### YOUR TASK
Below are some records. Copy every line in them that holds "this".

### MATERIAL PROVIDED
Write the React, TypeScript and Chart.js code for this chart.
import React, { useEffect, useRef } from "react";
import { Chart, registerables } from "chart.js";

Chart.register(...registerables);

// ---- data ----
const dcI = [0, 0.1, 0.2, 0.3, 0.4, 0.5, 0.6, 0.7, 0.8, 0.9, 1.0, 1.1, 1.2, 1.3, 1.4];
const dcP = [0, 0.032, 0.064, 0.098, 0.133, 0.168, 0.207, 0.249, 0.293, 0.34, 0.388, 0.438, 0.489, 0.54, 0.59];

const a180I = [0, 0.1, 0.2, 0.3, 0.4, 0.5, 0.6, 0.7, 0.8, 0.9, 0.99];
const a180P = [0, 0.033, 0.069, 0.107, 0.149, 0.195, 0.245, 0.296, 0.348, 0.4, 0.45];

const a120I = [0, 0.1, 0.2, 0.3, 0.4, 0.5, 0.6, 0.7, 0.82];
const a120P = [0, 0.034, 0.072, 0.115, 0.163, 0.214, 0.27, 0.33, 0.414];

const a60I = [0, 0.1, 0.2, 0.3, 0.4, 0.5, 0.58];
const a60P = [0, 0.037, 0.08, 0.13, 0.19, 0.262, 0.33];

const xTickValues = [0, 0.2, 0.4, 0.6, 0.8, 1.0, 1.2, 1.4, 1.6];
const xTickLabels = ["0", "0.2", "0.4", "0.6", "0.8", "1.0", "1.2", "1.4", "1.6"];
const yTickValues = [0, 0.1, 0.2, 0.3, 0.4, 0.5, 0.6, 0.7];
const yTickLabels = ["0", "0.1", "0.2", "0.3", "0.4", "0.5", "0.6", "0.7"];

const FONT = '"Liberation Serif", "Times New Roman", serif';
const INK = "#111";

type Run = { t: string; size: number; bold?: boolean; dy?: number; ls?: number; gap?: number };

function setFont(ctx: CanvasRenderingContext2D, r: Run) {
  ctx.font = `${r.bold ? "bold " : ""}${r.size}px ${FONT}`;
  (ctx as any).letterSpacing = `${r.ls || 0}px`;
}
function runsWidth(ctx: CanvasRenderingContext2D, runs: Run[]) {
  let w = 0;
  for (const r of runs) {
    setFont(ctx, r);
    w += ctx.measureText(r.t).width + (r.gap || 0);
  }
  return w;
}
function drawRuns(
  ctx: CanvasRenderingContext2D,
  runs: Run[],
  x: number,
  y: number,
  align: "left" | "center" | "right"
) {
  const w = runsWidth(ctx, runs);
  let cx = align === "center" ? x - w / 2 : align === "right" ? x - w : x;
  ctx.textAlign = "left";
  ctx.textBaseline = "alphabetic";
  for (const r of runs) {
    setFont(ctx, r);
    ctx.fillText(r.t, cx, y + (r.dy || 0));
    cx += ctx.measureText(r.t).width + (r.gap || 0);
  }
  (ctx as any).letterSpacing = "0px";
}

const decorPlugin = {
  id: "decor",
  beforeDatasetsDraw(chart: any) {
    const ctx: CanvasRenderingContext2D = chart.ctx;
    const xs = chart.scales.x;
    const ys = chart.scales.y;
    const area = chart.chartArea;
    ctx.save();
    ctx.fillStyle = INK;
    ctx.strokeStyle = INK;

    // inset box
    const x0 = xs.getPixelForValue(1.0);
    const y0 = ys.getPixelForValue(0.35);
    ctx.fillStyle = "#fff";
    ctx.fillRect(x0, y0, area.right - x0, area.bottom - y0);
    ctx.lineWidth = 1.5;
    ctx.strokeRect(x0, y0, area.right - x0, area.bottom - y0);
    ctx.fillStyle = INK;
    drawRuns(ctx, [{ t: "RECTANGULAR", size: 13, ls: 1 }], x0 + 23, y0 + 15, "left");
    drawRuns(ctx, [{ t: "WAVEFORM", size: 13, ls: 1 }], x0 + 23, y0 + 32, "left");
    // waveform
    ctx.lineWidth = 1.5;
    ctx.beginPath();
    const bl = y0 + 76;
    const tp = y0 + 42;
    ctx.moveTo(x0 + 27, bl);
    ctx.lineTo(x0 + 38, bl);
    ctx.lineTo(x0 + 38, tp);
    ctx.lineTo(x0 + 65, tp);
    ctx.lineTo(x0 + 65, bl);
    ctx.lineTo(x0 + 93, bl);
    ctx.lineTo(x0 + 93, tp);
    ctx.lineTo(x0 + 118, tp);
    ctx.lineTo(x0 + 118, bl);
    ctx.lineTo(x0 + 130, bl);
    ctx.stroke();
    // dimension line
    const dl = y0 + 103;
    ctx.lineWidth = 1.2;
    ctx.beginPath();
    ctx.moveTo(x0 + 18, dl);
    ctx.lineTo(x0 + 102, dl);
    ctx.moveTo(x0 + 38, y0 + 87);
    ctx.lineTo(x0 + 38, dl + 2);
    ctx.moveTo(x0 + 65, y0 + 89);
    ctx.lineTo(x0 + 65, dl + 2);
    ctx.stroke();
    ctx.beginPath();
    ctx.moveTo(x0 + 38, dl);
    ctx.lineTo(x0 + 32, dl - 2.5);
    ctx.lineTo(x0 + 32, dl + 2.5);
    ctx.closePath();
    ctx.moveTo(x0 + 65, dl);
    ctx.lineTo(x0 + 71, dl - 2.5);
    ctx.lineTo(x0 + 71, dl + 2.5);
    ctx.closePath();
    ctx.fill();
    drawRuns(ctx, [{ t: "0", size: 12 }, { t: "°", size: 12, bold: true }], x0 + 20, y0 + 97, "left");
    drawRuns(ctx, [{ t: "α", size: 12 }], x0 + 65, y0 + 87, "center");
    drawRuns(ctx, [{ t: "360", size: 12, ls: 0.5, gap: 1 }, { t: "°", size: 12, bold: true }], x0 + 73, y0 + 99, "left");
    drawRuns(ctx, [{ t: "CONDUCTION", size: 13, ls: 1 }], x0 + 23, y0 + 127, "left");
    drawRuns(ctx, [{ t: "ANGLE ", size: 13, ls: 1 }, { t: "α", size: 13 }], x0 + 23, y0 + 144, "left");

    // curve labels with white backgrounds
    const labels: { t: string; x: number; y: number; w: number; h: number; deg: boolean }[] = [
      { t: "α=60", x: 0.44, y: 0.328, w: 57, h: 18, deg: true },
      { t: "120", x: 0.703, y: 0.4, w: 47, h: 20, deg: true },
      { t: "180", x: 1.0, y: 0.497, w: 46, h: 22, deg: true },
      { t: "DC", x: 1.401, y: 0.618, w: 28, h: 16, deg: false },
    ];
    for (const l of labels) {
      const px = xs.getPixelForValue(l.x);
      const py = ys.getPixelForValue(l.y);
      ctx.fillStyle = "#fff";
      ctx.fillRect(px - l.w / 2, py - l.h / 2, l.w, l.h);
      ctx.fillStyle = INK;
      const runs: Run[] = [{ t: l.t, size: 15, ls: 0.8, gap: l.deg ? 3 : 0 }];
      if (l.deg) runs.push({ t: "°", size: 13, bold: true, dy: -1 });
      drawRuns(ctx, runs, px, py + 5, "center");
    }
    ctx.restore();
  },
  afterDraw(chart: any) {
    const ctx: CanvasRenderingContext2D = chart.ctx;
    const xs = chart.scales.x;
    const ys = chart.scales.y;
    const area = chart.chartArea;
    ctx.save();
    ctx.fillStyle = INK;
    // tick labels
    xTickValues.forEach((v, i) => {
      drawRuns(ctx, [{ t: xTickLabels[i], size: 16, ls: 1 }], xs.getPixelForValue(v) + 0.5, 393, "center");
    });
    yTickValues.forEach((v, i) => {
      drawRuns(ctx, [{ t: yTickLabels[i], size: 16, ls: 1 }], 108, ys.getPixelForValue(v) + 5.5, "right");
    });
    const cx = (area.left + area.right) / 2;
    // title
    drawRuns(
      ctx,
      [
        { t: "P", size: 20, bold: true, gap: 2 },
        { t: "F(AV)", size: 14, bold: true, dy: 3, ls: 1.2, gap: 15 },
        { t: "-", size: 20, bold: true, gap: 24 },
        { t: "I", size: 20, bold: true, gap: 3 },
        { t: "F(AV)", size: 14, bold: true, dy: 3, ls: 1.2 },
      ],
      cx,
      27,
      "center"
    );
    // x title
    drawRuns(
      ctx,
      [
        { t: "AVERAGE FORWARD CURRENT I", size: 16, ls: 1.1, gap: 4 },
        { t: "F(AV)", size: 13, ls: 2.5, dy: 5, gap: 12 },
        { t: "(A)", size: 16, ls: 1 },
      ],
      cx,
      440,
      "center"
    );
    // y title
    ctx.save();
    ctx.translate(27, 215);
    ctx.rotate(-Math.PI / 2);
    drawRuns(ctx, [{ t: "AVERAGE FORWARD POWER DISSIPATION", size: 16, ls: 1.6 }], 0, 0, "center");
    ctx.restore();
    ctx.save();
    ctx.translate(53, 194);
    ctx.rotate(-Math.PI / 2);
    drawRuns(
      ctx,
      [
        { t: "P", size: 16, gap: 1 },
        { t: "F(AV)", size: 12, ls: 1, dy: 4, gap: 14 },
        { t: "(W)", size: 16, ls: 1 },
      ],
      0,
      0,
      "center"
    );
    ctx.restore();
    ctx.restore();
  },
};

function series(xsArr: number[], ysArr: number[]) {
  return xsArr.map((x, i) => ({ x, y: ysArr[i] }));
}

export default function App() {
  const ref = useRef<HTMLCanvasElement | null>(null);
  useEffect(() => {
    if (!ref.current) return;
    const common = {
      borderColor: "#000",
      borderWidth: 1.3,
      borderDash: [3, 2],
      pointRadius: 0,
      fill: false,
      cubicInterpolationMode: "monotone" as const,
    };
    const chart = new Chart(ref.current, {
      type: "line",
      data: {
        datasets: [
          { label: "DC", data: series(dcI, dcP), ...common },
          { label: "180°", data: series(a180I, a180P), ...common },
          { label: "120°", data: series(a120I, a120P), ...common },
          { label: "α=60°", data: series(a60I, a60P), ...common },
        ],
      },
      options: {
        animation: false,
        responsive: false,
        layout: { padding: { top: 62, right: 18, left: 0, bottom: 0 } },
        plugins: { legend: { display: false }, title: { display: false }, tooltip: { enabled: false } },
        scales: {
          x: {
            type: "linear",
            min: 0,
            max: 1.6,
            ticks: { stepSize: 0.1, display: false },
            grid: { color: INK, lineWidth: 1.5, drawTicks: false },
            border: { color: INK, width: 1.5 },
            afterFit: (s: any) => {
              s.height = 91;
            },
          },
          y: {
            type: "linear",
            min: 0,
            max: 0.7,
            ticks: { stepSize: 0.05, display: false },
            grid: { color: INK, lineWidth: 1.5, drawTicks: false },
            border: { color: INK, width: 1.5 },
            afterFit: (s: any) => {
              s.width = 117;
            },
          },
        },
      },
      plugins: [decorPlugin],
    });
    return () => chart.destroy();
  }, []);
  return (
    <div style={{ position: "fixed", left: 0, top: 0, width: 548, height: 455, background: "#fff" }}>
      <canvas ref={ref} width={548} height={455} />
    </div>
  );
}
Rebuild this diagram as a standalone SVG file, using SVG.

### EXERCISE SOLUTION
Write the React, TypeScript and Chart.js code for this chart.
Rebuild this diagram as a standalone SVG file, using SVG.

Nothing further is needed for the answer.